What is to be printed is the span of lines starting at the one containing "Generate a component" and ending at the one containing "Serif', 'Times New", reproduced exactly with pictures left out.
-- Source records start --
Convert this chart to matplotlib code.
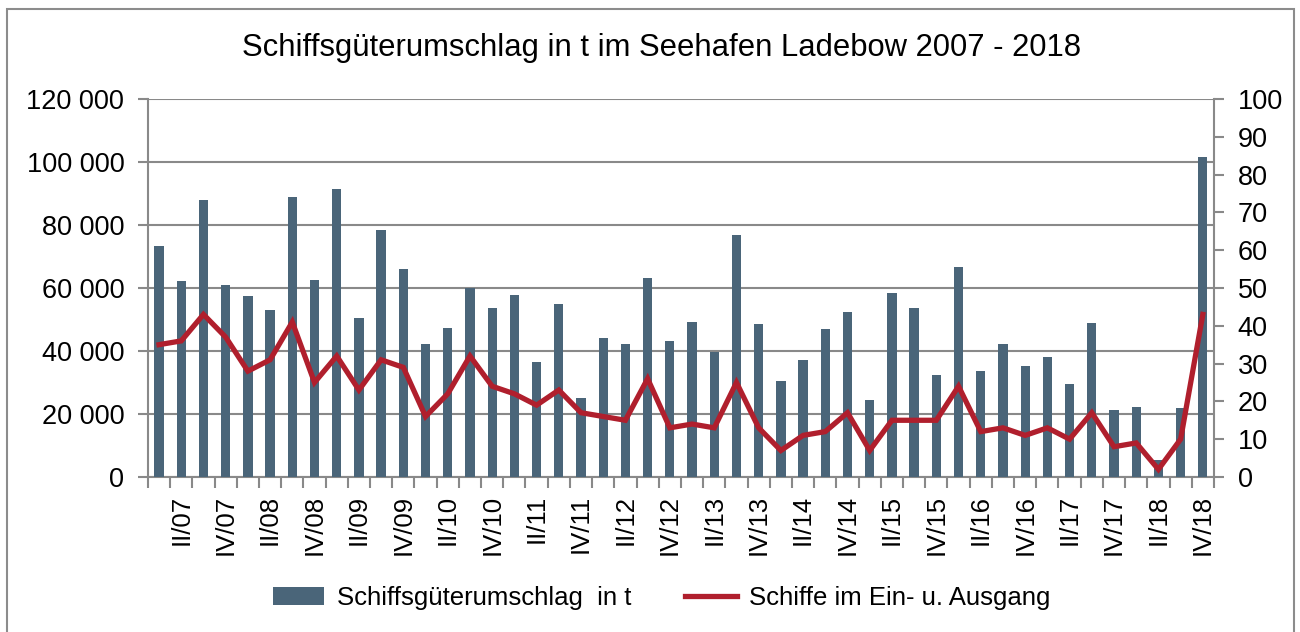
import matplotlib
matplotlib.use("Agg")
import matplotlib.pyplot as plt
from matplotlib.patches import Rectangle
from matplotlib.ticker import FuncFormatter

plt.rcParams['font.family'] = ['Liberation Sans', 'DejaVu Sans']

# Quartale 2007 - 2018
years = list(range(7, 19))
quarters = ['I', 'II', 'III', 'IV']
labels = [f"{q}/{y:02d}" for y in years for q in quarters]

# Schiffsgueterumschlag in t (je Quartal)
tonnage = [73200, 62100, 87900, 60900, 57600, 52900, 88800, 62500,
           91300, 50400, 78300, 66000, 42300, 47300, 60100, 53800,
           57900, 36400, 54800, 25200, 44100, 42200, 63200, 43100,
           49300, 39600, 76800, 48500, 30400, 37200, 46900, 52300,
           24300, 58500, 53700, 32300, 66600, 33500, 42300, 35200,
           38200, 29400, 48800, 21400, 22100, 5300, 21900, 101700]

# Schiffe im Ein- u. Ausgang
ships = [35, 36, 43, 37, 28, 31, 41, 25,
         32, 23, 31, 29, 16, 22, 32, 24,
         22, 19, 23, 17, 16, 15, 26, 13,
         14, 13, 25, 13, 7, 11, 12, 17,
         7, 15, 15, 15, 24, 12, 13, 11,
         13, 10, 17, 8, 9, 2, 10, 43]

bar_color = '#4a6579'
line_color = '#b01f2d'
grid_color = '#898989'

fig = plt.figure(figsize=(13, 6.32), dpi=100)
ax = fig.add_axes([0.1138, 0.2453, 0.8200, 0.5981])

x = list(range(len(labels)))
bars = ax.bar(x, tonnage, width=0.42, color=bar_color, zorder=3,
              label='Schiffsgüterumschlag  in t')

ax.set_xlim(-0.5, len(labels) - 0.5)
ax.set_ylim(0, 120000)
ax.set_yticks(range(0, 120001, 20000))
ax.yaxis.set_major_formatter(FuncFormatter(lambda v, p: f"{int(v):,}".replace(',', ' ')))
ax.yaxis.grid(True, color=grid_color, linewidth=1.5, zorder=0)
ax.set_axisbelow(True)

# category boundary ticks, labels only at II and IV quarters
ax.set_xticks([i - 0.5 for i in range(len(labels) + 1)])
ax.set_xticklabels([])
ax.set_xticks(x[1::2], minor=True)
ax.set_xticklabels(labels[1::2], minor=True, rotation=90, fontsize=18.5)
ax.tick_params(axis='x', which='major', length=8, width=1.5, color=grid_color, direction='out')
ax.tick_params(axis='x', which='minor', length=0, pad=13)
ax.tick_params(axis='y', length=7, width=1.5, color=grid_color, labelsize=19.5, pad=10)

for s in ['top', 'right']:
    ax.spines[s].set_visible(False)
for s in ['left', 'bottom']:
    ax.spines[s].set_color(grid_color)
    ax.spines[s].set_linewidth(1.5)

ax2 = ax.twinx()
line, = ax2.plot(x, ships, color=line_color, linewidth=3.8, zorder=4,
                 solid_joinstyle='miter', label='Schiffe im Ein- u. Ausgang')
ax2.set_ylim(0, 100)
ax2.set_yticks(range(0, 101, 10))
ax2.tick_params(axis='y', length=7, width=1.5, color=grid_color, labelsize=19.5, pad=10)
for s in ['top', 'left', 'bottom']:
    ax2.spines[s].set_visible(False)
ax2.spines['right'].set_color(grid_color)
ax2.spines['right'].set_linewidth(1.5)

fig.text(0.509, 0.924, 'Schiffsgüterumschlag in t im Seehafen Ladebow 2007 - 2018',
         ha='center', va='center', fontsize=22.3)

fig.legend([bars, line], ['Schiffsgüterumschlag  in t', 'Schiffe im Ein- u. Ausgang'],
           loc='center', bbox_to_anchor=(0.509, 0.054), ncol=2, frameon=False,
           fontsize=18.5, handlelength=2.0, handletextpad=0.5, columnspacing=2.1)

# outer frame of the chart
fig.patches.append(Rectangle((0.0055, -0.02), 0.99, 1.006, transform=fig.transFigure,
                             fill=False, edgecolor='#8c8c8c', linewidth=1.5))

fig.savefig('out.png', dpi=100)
-- Source records end --
-- Source records start --
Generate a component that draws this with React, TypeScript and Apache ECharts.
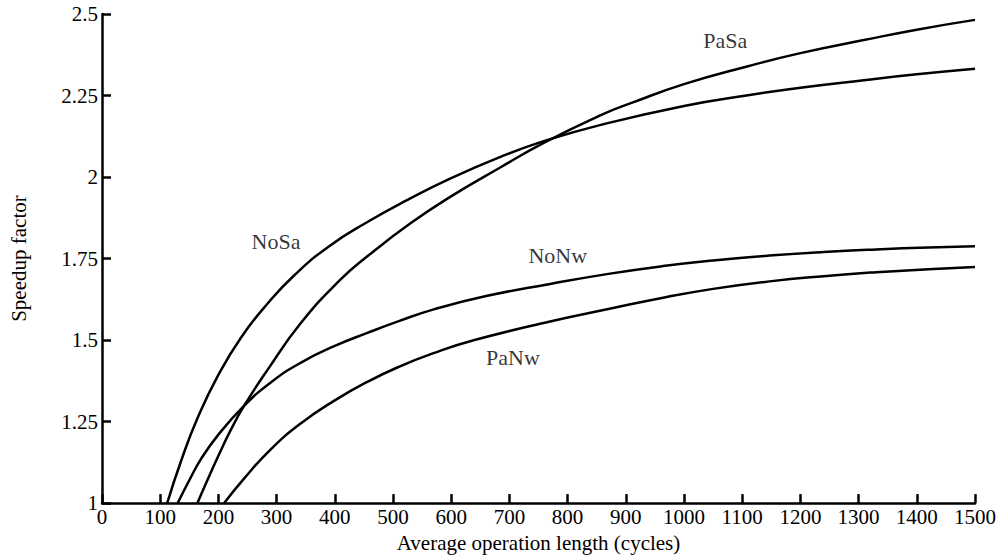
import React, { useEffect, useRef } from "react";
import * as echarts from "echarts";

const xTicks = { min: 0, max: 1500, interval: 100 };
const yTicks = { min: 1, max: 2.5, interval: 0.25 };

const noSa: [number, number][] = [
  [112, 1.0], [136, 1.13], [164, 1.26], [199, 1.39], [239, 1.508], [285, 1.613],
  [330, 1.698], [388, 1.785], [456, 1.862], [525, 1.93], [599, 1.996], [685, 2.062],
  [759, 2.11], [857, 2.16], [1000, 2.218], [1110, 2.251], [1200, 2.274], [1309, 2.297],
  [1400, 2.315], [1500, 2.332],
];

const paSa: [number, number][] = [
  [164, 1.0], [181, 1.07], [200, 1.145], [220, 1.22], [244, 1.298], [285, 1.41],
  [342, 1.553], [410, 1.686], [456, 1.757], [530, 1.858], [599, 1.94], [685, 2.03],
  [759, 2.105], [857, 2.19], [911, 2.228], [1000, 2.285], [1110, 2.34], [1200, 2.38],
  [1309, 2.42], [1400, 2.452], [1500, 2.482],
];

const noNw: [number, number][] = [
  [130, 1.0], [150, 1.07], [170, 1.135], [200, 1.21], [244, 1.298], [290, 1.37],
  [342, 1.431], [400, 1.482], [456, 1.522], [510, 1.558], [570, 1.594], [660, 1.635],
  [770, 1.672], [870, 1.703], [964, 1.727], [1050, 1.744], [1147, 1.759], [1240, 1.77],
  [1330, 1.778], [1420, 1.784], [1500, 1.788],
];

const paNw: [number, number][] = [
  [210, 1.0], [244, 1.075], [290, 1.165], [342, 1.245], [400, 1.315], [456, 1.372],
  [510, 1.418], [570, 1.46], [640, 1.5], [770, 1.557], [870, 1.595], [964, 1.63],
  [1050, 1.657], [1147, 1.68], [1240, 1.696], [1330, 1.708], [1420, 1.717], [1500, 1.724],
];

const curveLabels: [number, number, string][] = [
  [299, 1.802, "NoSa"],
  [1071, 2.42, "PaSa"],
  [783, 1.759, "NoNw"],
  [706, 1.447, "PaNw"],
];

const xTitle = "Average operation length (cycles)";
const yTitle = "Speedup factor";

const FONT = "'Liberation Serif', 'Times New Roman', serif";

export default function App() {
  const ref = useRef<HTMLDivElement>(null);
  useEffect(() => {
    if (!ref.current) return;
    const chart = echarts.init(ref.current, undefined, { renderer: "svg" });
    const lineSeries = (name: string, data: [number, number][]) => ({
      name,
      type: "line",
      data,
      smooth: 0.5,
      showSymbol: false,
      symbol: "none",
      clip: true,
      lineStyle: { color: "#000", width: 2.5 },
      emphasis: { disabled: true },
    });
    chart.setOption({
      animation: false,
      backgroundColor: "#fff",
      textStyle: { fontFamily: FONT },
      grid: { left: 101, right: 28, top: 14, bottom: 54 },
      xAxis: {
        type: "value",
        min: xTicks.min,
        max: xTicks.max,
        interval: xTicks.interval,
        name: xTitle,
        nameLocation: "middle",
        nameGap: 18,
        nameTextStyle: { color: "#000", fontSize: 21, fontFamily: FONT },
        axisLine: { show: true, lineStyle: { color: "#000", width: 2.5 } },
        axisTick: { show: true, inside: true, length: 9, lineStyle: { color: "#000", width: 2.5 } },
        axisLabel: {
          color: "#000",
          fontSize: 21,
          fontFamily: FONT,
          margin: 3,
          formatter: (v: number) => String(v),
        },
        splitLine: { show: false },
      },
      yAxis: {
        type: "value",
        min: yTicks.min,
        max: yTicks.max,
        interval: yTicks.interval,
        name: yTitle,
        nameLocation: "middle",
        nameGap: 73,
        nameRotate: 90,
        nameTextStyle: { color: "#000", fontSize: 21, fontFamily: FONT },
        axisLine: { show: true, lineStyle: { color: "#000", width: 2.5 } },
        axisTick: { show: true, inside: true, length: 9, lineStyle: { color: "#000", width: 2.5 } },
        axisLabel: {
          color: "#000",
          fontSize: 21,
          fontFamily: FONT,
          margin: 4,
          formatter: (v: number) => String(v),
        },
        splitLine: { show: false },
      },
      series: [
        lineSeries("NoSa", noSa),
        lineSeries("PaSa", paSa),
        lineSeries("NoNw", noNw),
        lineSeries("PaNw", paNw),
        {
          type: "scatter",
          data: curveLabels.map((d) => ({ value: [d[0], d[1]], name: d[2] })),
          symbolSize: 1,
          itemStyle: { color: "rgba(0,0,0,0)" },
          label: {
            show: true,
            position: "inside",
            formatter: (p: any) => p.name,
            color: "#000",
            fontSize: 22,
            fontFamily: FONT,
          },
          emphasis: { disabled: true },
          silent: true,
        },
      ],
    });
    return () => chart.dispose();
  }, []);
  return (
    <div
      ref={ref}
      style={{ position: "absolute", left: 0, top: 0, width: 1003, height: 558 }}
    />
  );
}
-- Source records end --
**In response**
Generate a component that draws this with React, TypeScript and Apache ECharts.
import React, { useEffect, useRef } from "react";
import * as echarts from "echarts";

const xTicks = { min: 0, max: 1500, interval: 100 };
const yTicks = { min: 1, max: 2.5, interval: 0.25 };

const noSa: [number, number][] = [
  [112, 1.0], [136, 1.13], [164, 1.26], [199, 1.39], [239, 1.508], [285, 1.613],
  [330, 1.698], [388, 1.785], [456, 1.862], [525, 1.93], [599, 1.996], [685, 2.062],
  [759, 2.11], [857, 2.16], [1000, 2.218], [1110, 2.251], [1200, 2.274], [1309, 2.297],
  [1400, 2.315], [1500, 2.332],
];

const paSa: [number, number][] = [
  [164, 1.0], [181, 1.07], [200, 1.145], [220, 1.22], [244, 1.298], [285, 1.41],
  [342, 1.553], [410, 1.686], [456, 1.757], [530, 1.858], [599, 1.94], [685, 2.03],
  [759, 2.105], [857, 2.19], [911, 2.228], [1000, 2.285], [1110, 2.34], [1200, 2.38],
  [1309, 2.42], [1400, 2.452], [1500, 2.482],
];

const noNw: [number, number][] = [
  [130, 1.0], [150, 1.07], [170, 1.135], [200, 1.21], [244, 1.298], [290, 1.37],
  [342, 1.431], [400, 1.482], [456, 1.522], [510, 1.558], [570, 1.594], [660, 1.635],
  [770, 1.672], [870, 1.703], [964, 1.727], [1050, 1.744], [1147, 1.759], [1240, 1.77],
  [1330, 1.778], [1420, 1.784], [1500, 1.788],
];

const paNw: [number, number][] = [
  [210, 1.0], [244, 1.075], [290, 1.165], [342, 1.245], [400, 1.315], [456, 1.372],
  [510, 1.418], [570, 1.46], [640, 1.5], [770, 1.557], [870, 1.595], [964, 1.63],
  [1050, 1.657], [1147, 1.68], [1240, 1.696], [1330, 1.708], [1420, 1.717], [1500, 1.724],
];

const curveLabels: [number, number, string][] = [
  [299, 1.802, "NoSa"],
  [1071, 2.42, "PaSa"],
  [783, 1.759, "NoNw"],
  [706, 1.447, "PaNw"],
];

const xTitle = "Average operation length (cycles)";
const yTitle = "Speedup factor";

const FONT = "'Liberation Serif', 'Times New Roman', serif";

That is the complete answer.